Ursel Bangert is Bernal Chair in Microscopy and Imaging at the University of Limerick and leads the TEMUL group in University of Limerick (UL), following positions of Reader and Lecturer at the University of Manchester, of Research Fellow at Surrey University, and of PhD student at the Universität Köln. Her initial research in Nuclear Physics/Chemistry was followed by research in Solid State Physics and Materials Science with more than 30 years in the area of electron microscopy. She is author/co-author of >250 publications including book chapters and review articles, delivered >75 invited talks, including key-note and public presentations, participated in creating >€25 Mio of research funds, and established an International TEM Centre for Ultra-High-Resolution Imaging and Spectroscopy including In-Situ Capacities, in the Bernal Institute at the UL. She was also involved in the set-up of the NorthWest STEM facility at Liverpool University and the Daresbury SuperSTEM as well as of the University of Manchester TEM facilities.

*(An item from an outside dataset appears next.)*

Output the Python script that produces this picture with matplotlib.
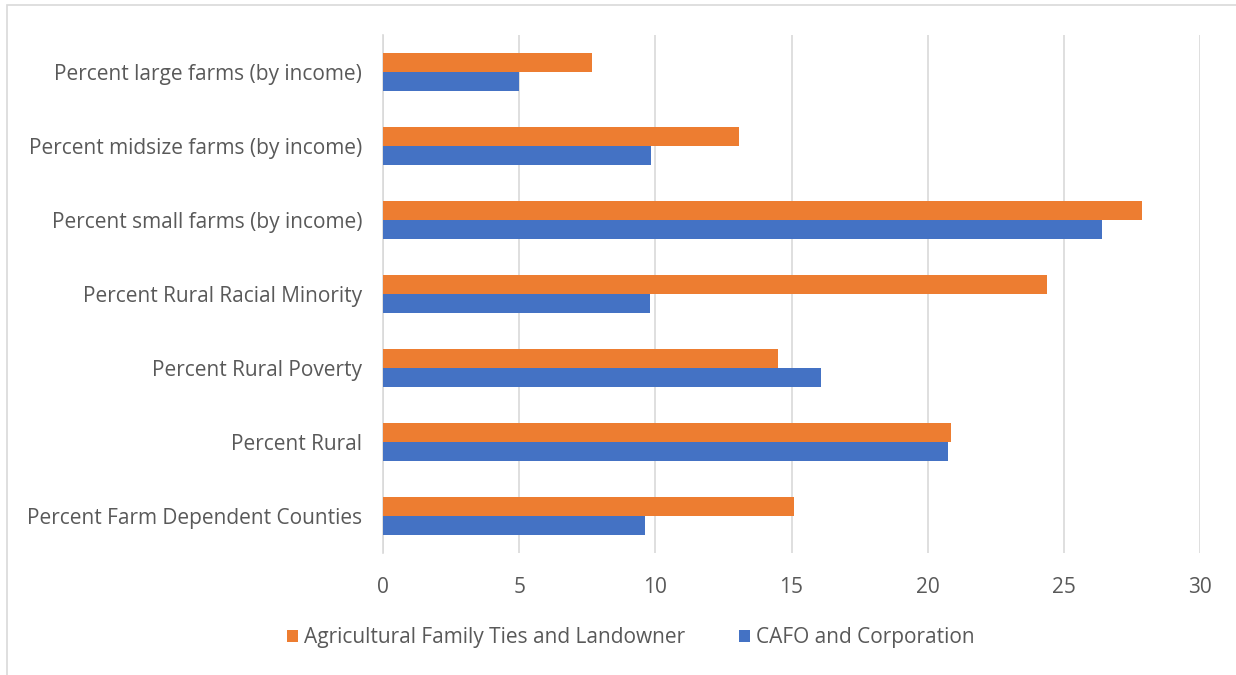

She carries out teaching in all undergraduate and postgraduate Physics courses including the development and coordination of new courses and laboratory classes and the role of course coordinator/director. She has been/is involved in academic enterprise and knowledge transfer through industrial research, e.g., with Analog Devices, DeBeers, Gatan, FEI, Shell, Bruker, Graphene Industries, Thomas Swan, BP Solar, GEC Plessey, Philips Research Labs, IBM Zürich.

Internationally first research outcomes include achievement of TEM imaging and electron energy loss spectroscopy on the sub-atomic scale to reveal structure and dynamics of individual atoms, e.g., in graphene (work in the Manchester Graphene Group, with A Geim & K Novoselov, Nobel Prize winners 2010), and of electric dipole formation and band-structure properties in ferro-electrics forming agile and controllable domain walls for employment as electronic switches in dynamic nano-electronic devices, use of ion implantation to controllably functionalise 2-dimensional Materials (2-Ds) for novel device functionalities, e.g., single photon emitters in quantum devices, and visualisation of individual implants, their constellations and properties, pioneering in-situ TEM measurements, to observe crystal nucleation and growth down to the atomic level.